** Start Data section **

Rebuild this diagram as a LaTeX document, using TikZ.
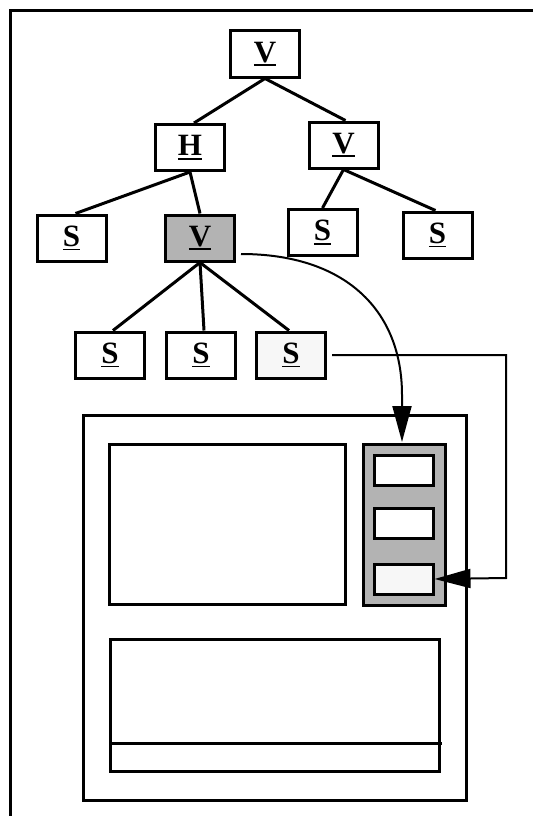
\documentclass[tikz,border=0pt]{standalone}
\usepackage{fontspec}
\setmainfont{Liberation Serif}
\usetikzlibrary{arrows.meta,calc}
\definecolor{boxgray}{RGB}{179,179,179}
\definecolor{lightfill}{RGB}{247,247,247}
\newcommand{\myul}[1]{\setbox0\hbox{#1}\rlap{\rule[-4.2pt]{\wd0}{1.8pt}}\box0}
\tikzset{
  tbox/.style={draw, line width=3pt, minimum width=69pt, minimum height=46pt, inner sep=0pt,
    font=\fontsize{31}{31}\selectfont\bfseries, fill=white},
  plainbox/.style={draw, line width=3pt, inner sep=0pt, fill=white},
  edge/.style={line width=3pt},
  conn/.style={line width=2pt},
  bigtip/.style={-{Triangle[length=36pt,width=19pt]}}
}
\begin{document}
\begin{tikzpicture}[x=1pt,y=-1pt]
\useasboundingbox (0,0) rectangle (533,816);
\draw[line width=3pt] (10,816) -- (10,11) -- (533,11);

% tree nodes
\node[tbox] (topV) at (265,54) {\myul{V}};
\node[tbox] (H) at (190,147.5) {\myul{H}};
\node[tbox] (rV) at (343.5,145) {\myul{V}};
\node[tbox] (Sl) at (71.5,238) {\myul{S}};
\node[tbox, fill=boxgray] (gV) at (200,238) {\myul{V}};
\node[tbox] (Sr1) at (322.5,232.5) {\myul{S}};
\node[tbox] (Sr2) at (437.5,235) {\myul{S}};
\node[tbox] (S1) at (110,355) {\myul{S}};
\node[tbox] (S2) at (201,355) {\myul{S}};
\node[tbox, fill=lightfill] (S3) at (291,355) {\myul{S}};

% tree edges
\draw[edge] (topV.south) -- ($(H.north)+(4,0)$);
\draw[edge] (topV.south) -- ($(rV.north)+(2,0)$);
\draw[edge] (H.south) -- ($(Sl.north)+(4,0)$);
\draw[edge] (H.south) -- (gV.north);
\draw[edge] (rV.south) -- (Sr1.north);
\draw[edge] (rV.south) -- ($(Sr2.north)+(-2,0)$);
\draw[edge] (gV.south) -- ($(S1.north)+(3,0)$);
\draw[edge] (gV.south) -- ($(S2.north)+(3,0)$);
\draw[edge] (gV.south) -- ($(S3.north)+(-2,0)$);

% bottom layout
\node[plainbox, minimum width=383pt, minimum height=385pt] (frame) at (274.5,607.5) {};
\node[plainbox, minimum width=236pt, minimum height=160pt] (leftrect) at (227,524) {};
\node[plainbox, fill=boxgray, minimum width=82pt, minimum height=161pt] (graybox) at (404,524.5) {};
\node[plainbox, minimum width=59pt, minimum height=30pt] (ib1) at (403.5,470) {};
\node[plainbox, minimum width=59pt, minimum height=30pt] (ib2) at (403.5,523) {};
\node[plainbox, fill=lightfill, minimum width=59pt, minimum height=30pt] (ib3) at (403.5,579) {};
\node[plainbox, minimum width=329pt, minimum height=132pt] (botrect) at (274.5,705) {};
\coordinate (lineL) at (112,743);
\coordinate (lineR) at (442,743);
\draw[line width=3pt] (lineL) -- (lineR);

% connectors
\coordinate (curveEnd) at (402,442);
\draw[conn, bigtip] ($(gV.east)+(5,16)$) .. controls (345,254) and (402,310) .. (402,395) -- (curveEnd);
\coordinate (c1) at (506,355);
\coordinate (c2) at (506,578);
\draw[conn, bigtip] ($(S3.east)+(5,0)$) -- (c1) -- (c2) -- (ib3.east);
\end{tikzpicture}
\end{document}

** End Data section **

» **Problem requirements**
Copy out the data above exactly, except the pictures.

» **Exercise result**
Rebuild this diagram as a LaTeX document, using TikZ.
\documentclass[tikz,border=0pt]{standalone}
\usepackage{fontspec}
\setmainfont{Liberation Serif}
\usetikzlibrary{arrows.meta,calc}
\definecolor{boxgray}{RGB}{179,179,179}
\definecolor{lightfill}{RGB}{247,247,247}
\newcommand{\myul}[1]{\setbox0\hbox{#1}\rlap{\rule[-4.2pt]{\wd0}{1.8pt}}\box0}
\tikzset{
  tbox/.style={draw, line width=3pt, minimum width=69pt, minimum height=46pt, inner sep=0pt,
    font=\fontsize{31}{31}\selectfont\bfseries, fill=white},
  plainbox/.style={draw, line width=3pt, inner sep=0pt, fill=white},
  edge/.style={line width=3pt},
  conn/.style={line width=2pt},
  bigtip/.style={-{Triangle[length=36pt,width=19pt]}}
}
\begin{document}
\begin{tikzpicture}[x=1pt,y=-1pt]
\useasboundingbox (0,0) rectangle (533,816);
\draw[line width=3pt] (10,816) -- (10,11) -- (533,11);

% tree nodes
\node[tbox] (topV) at (265,54) {\myul{V}};
\node[tbox] (H) at (190,147.5) {\myul{H}};
\node[tbox] (rV) at (343.5,145) {\myul{V}};
\node[tbox] (Sl) at (71.5,238) {\myul{S}};
\node[tbox, fill=boxgray] (gV) at (200,238) {\myul{V}};
\node[tbox] (Sr1) at (322.5,232.5) {\myul{S}};
\node[tbox] (Sr2) at (437.5,235) {\myul{S}};
\node[tbox] (S1) at (110,355) {\myul{S}};
\node[tbox] (S2) at (201,355) {\myul{S}};
\node[tbox, fill=lightfill] (S3) at (291,355) {\myul{S}};

% tree edges
\draw[edge] (topV.south) -- ($(H.north)+(4,0)$);
\draw[edge] (topV.south) -- ($(rV.north)+(2,0)$);
\draw[edge] (H.south) -- ($(Sl.north)+(4,0)$);
\draw[edge] (H.south) -- (gV.north);
\draw[edge] (rV.south) -- (Sr1.north);
\draw[edge] (rV.south) -- ($(Sr2.north)+(-2,0)$);
\draw[edge] (gV.south) -- ($(S1.north)+(3,0)$);
\draw[edge] (gV.south) -- ($(S2.north)+(3,0)$);
\draw[edge] (gV.south) -- ($(S3.north)+(-2,0)$);

% bottom layout
\node[plainbox, minimum width=383pt, minimum height=385pt] (frame) at (274.5,607.5) {};
\node[plainbox, minimum width=236pt, minimum height=160pt] (leftrect) at (227,524) {};
\node[plainbox, fill=boxgray, minimum width=82pt, minimum height=161pt] (graybox) at (404,524.5) {};
\node[plainbox, minimum width=59pt, minimum height=30pt] (ib1) at (403.5,470) {};
\node[plainbox, minimum width=59pt, minimum height=30pt] (ib2) at (403.5,523) {};
\node[plainbox, fill=lightfill, minimum width=59pt, minimum height=30pt] (ib3) at (403.5,579) {};
\node[plainbox, minimum width=329pt, minimum height=132pt] (botrect) at (274.5,705) {};
\coordinate (lineL) at (112,743);
\coordinate (lineR) at (442,743);
\draw[line width=3pt] (lineL) -- (lineR);

% connectors
\coordinate (curveEnd) at (402,442);
\draw[conn, bigtip] ($(gV.east)+(5,16)$) .. controls (345,254) and (402,310) .. (402,395) -- (curveEnd);
\coordinate (c1) at (506,355);
\coordinate (c2) at (506,578);
\draw[conn, bigtip] ($(S3.east)+(5,0)$) -- (c1) -- (c2) -- (ib3.east);
\end{tikzpicture}
\end{document}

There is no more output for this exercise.